Friday, January 23, 2009
What's This Card Check Stuff All About?
A few weeks before the election, a retired teacher who was clearly anti-Obama, asked, "What right does he have to take away the secret ballot in union elections?"
"Huh,"I said at first? "Oh, you mean Card Check. The unions want that, I tried to explain. But it was no use. She found another reason not to vote for Obama.
Well, she was not very conscious of union issues anyway.
But I was shocked at a small meeting I was at a week or two ago when a close political ally and strong union person expressed concern over the loss of the secret ballot implied in the card check campaign. That he was confused made it clear that we have to do more education on the issue and I've intended to write about it for some time.
Thank goodness for NYC Educator. The other day he talked about how Obama was already waffling on the issue in this post and I've finally has gotten off my ass. I left the following comment on his blog.

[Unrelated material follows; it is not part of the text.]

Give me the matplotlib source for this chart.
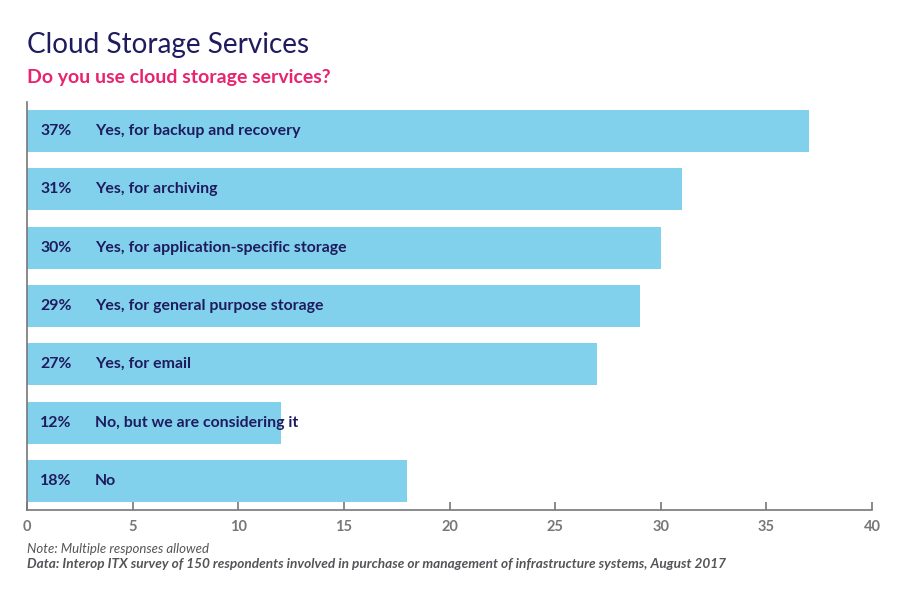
import matplotlib.pyplot as plt

# datos de la encuesta
etiquetas = ["Yes, for backup and recovery", "Yes, for archiving",
             "Yes, for application-specific storage", "Yes, for general purpose storage",
             "Yes, for email", "No, but we are considering it", "No"]
valores = [37, 31, 30, 29, 27, 12, 18]
ticks_x = [0, 5, 10, 15, 20, 25, 30, 35, 40]

azul = "#81D1EC"
marino = "#1F1B5E"
gris = "#77777A"
rosa = "#E8236F"

plt.rcParams['font.family'] = ['Lato', 'DejaVu Sans']

fig = plt.figure(figsize=(9.2, 5.96), dpi=100)
ax = fig.add_axes([27/920, 1-510/596, 845/920, 408/596])

pos = list(range(len(valores)))
ax.barh(pos, valores, height=0.72, color=azul)

for i in pos:
    ax.annotate(f"{valores[i]}%", xy=(0, i), xytext=(9.5, 0), textcoords="offset points",
                va="center", ha="left", fontsize=11.4, fontweight="bold", color=marino)
    ax.annotate(etiquetas[i], xy=(0, i), xytext=(49, 0), textcoords="offset points",
                va="center", ha="left", fontsize=11.4, fontweight="bold", color=marino)

ax.set_xlim(0, 40)
ax.set_ylim(6.5, -0.5)
ax.set_xticks(ticks_x)
ax.set_yticks([])
ax.spines["top"].set_visible(False)
ax.spines["right"].set_visible(False)
ax.spines["left"].set_color(gris)
ax.spines["bottom"].set_color(gris)
ax.spines["left"].set_linewidth(1.2)
ax.spines["bottom"].set_linewidth(1.2)
ax.tick_params(axis="x", direction="in", length=6, width=1.2, color=gris,
               labelcolor=gris, labelsize=10.5, pad=7)
for t in ax.get_xticklabels():
    t.set_fontweight("bold")

fig.text(27/920, 1-53/596, "Cloud Storage Services", fontsize=20.1, color=marino, ha="left")
fig.text(27/920, 1-83/596, "Do you use cloud storage services?", fontsize=14,
         fontweight="bold", color=rosa, ha="left")
fig.text(27/920, 1-553/596, "Note: Multiple responses allowed", fontsize=9.5,
         style="italic", color="#555559", ha="left")
fig.text(27/920, 1-568/596,
         "Data: Interop ITX survey of 150 respondents involved in purchase or management of infrastructure systems, August 2017",
         fontsize=9.8, style="italic", fontweight="bold", color="#555559", ha="left")

fig.savefig("out.png", dpi=100)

Ahh, the old secret ballot.
This is my impression of how card check works and correct me if I'm wrong.
Card check means if a majority of people sign a statement they want a union they get it without having an election. This is majority rule. And this seems to be what happened at the KIPP school - in NY state or the city do unions have that protection so there is no secret ballot at the KIPP school?
But the business community wants to do it again. After the majority sign off, they now have to vote - in essence a do-over. But now the boss has all the names of the people who signed. And a list of the most active organizers. SO guess what happens in the do-over? Maybe a few of these people disappear into layoff land. Or are threatened. And lo and behold, after the "secret ballot" the unions lose. Fear is a powerful weapon.
Reminds me of some UFT chapter elections where school admins get involved which are in some ways similar to the secret ballot.
I am sure part of the training at the principal academy is how to assure an admin friendly chapter leader and the techniques to use during the election to make it happen.
I lived through a few of these when my principal attempted to install her own CL. She ran her own slate against the CL (A decent Unity guy) and me as the delegate. 2 pro admin hacks who had shown little interest in the union before. It was a battle royal.
Months before I had filed a grievance for one of her flunky's jobs in special ed and won at the district level (I slipped the Supt. 2 Ranger game tickets after I won to thank him).
This "win" placed me in the heart of the beast - a special ed unit headed by the guy running against the CL. Over the months I was able to win over just enough votes to give the CL a 2 vote victory. I won by 6 votes.
Fifteen years later I took over as CL after that same Unity guy I had helped withdrew from the election, the principal sent the AP around with a petition calling for a new election so they could find a candidate to run against me. Over 20 UFT members were intimidated enough to sign it. We just ignored the petition, as we had followed UFT rules on holding elections to the tee.
I've actually heard of principals going to the UFT to complain about procedures - or getting their flunkies to do so - when they don't like the result. (And if the winner happens to be an ICE person, they get a good shot at getting a new election.)
I hope my little tale provides an insight as to why card check is so important and why we should not look at the narrow issue of the secret ballot in relation to democracy without considering the full implications.
Of course, the corporate world and the right wing has been presenting this as a workers' rights issue - that union goons will intimidate workers into signing on. Considering the state of labor in this country, we know where the goons are really coming from.